InterSpeech 2021

A Causal U-net based Neural Beamforming Network for Real-Time Multi-Channel Speech Enhancement
(Oral presentation)

Xinlei Ren (Kuaishou Technology, China), Xu Zhang (Kuaishou Technology, China), Lianwu Chen (Kuaishou Technology, China), Xiguang Zheng (Kuaishou Technology, China), Chen Zhang (Kuaishou Technology, China), Liang Guo (Kuaishou Technology, China), Bing Yu (Kuaishou Technology, China)

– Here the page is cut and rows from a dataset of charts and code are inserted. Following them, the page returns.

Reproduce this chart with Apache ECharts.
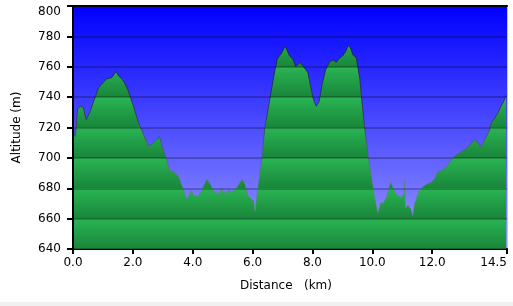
<!DOCTYPE html>
<html>
<head>
<meta charset="utf-8">
<script src="https://cdn.jsdelivr.net/npm/echarts@6/dist/echarts.min.js"></script>
<style>
html,body{margin:0;padding:0;background:#f0f0f0;}
#c{width:513px;height:302px;background:#fff;}
</style>
</head>
<body>
<div id="c"></div>
<script>
// ---- data ----
const distanceKm = [0.00,0.08,0.15,0.24,0.35,0.44,0.58,0.74,0.85,1.02,1.13,1.30,1.44,1.52,1.63,1.71,1.85,2.02,2.19,2.30,2.41,2.52,2.63,2.78,2.89,2.97,3.13,3.22,3.35,3.52,3.74,3.80,3.89,3.97,4.02,4.19,4.30,4.47,4.58,4.69,4.80,4.91,4.97,5.02,5.13,5.22,5.30,5.41,5.52,5.65,5.74,5.85,5.97,6.04,6.08,6.15,6.30,6.41,6.58,6.71,6.82,6.89,6.97,7.08,7.15,7.24,7.35,7.44,7.58,7.67,7.78,7.85,7.94,8.04,8.13,8.22,8.33,8.44,8.58,8.69,8.80,8.89,9.00,9.11,9.19,9.27,9.35,9.47,9.50,9.58,9.65,9.74,9.85,9.97,10.08,10.19,10.28,10.35,10.47,10.61,10.72,10.83,10.97,11.05,11.08,11.11,11.19,11.30,11.35,11.41,11.54,11.69,11.83,11.97,12.08,12.19,12.32,12.47,12.63,12.80,12.97,13.13,13.30,13.43,13.52,13.61,13.74,13.91,13.97,14.08,14.19,14.30,14.41,14.47];
const altitudeM = [717,714,732,734,733,725,731,740,746,750,752,753,757,754,752,750,744,734,723,718,713,708,709,712,714,708,699,692,691,688,676.5,673,676.5,679,675,675,679,686,683,679,676.5,677.5,681,677.5,677,679,677.5,679,682,686,683,675,673,672,665,677,698,720,739,754,765,767,769,773.5,771,767,765,760,763,761,758,756,747,738,734,737,749,758,763.5,764.5,763,765.5,767,770,774,772.5,768,765.5,764.5,752.5,738,720.5,703,687.5,674,664,671,670,674,684,679,675.5,674,676.5,686,667,669,666,662,670,677.5,681,683,684,686.5,691,692,694,698.5,702,704,706,709.5,712,710.5,707,711.5,718,723,726,729.5,734,738,741.5];
const xTickValues = [0,2,4,6,8,10,12,14.5];
const yMin = 640, yMax = 800, yStep = 20;

// ---- chart ----
const G = {left:73, right:6, top:6, bottom:53};
const H = 302;
const gTop = G.top, gBottom = H - G.bottom;

const bands = (yMax - yMin) / yStep;
const greenStops = [];
for (let k = 0; k < bands; k++) {
  const a = k / bands, b = (k + 1) / bands;
  greenStops.push({offset: a + 0.001, color: '#2ab453'});
  greenStops.push({offset: b - 0.001, color: '#19863b'});
}

const chart = echarts.init(document.getElementById('c'), null, {renderer:'canvas'});
const FONT = 'DejaVu Sans';
chart.setOption({
  animation: false,
  textStyle: {fontFamily: FONT},
  grid: {
    left: G.left, right: G.right, top: G.top, bottom: G.bottom,
    show: true, borderWidth: 0,
    backgroundColor: {type:'linear', x:0, y:0, x2:0, y2:1,
      colorStops:[{offset:0,color:'#0000ff'},{offset:1,color:'#9a9aff'}]}
  },
  xAxis: [{
    type: 'value', min: 0, max: 14.5, position: 'bottom',
    name: 'Distance   (km)', nameLocation: 'middle', nameGap: 31,
    nameTextStyle: {fontFamily: FONT, fontSize: 12, color: '#000', padding: [0, 8, 0, 0]},
    axisLine: {show: true, onZero: false, lineStyle: {color: '#000', width: 2}},
    axisTick: {show: true, length: 5, customValues: xTickValues, lineStyle: {color: '#000', width: 2}},
    axisLabel: {customValues: xTickValues, fontFamily: FONT, fontSize: 12, color: '#000', margin: 8,
      alignMaxLabel: 'right',
      formatter: v => Number(v).toFixed(1)},
    splitLine: {show: false}
  }, {
    type: 'value', min: 0, max: 14.5, position: 'top',
    axisLine: {show: true, onZero: false, lineStyle: {color: '#000', width: 2}},
    axisTick: {show: false}, axisLabel: {show: false}, splitLine: {show: false}
  }],
  yAxis: [{
    type: 'value', min: yMin, max: yMax, interval: yStep, z: 10,
    name: 'Altitude (m)', nameLocation: 'middle', nameGap: 50,
    nameTextStyle: {fontFamily: FONT, fontSize: 12, color: '#000'},
    axisLine: {show: true, onZero: false, lineStyle: {color: '#000', width: 2}},
    axisTick: {show: true, length: 6, lineStyle: {color: '#000', width: 2}},
    axisLabel: {fontFamily: FONT, fontSize: 12, color: '#000', margin: 12,
      formatter: v => v === yMax ? '{top|' + v + '}' : String(v),
      rich: {top: {fontFamily: FONT, fontSize: 12, color: '#000', padding: [12, 0, 0, 0]}}},
    splitLine: {show: true, lineStyle: {color: 'rgba(0,0,0,0.32)', width: 1.5}}
  }, {
    type: 'value', min: yMin, max: yMax, position: 'right',
    axisLine: {show: true, onZero: false, lineStyle: {color: '#c8c8c8', width: 1}},
    axisTick: {show: false}, axisLabel: {show: false}, splitLine: {show: false}
  }],
  series: [{
    type: 'line', xAxisIndex: 0, yAxisIndex: 0, z: 2,
    data: distanceKm.map((d, i) => [d, altitudeM[i]]),
    showSymbol: false, symbol: 'none', smooth: false,
    lineStyle: {width: 1, color: {type:'linear', x:0, y:gTop, x2:0, y2:gBottom, global:true,
      colorStops:[{offset:0,color:'rgba(20,20,40,0.95)'},{offset:0.45,color:'rgba(50,50,70,0.8)'},{offset:0.7,color:'rgba(110,110,130,0.5)'},{offset:1,color:'rgba(150,150,170,0.3)'}]}},
    areaStyle: {opacity: 1, color: {type:'linear', x:0, y:gTop, x2:0, y2:gBottom, global:true, colorStops: greenStops}}
  }]
});
</script>
</body>
</html>
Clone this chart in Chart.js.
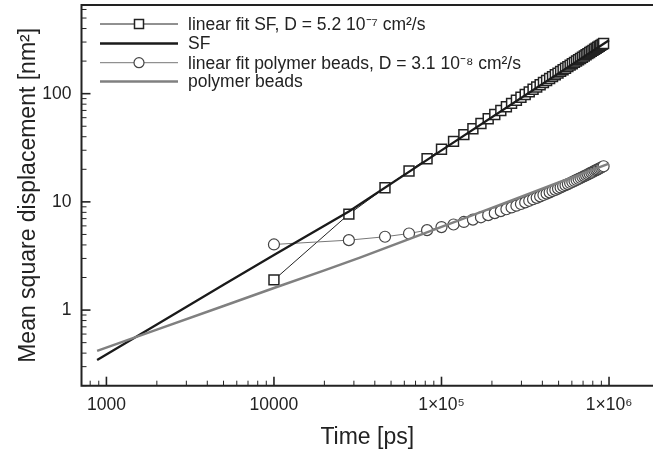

People are meeting through video conferencing more often. While single channel speech enhancement techniques are useful for the individual participants, the speech quality will be significantly degraded in large meeting rooms where the far-field and reverberate conditions are introduced. Approaches based on microphone array signal processing are proposed to explore the inter-channel correlation among the individual microphone channels. In this work, a new causal U-net based multiple-in-multiple-out structure is proposed for real-time multi-channel speech enhancement. The proposed method incorporates the traditional beamforming structure with the multi-channel causal U-net by explicitly adding a beamforming operation at the end of the neural beamformer. The proposed method has entered the INTERSPEECH Far-field Multi-Channel Speech Enhancement Challenge for Video Conferencing. With 1.97M model parameters and 0.25 real-time factor on Intel Core i7 (2.6GHz) CPU, the proposed method has outperforms the baseline system of this challenge on PESQ, Si-SNR and STOI metrics.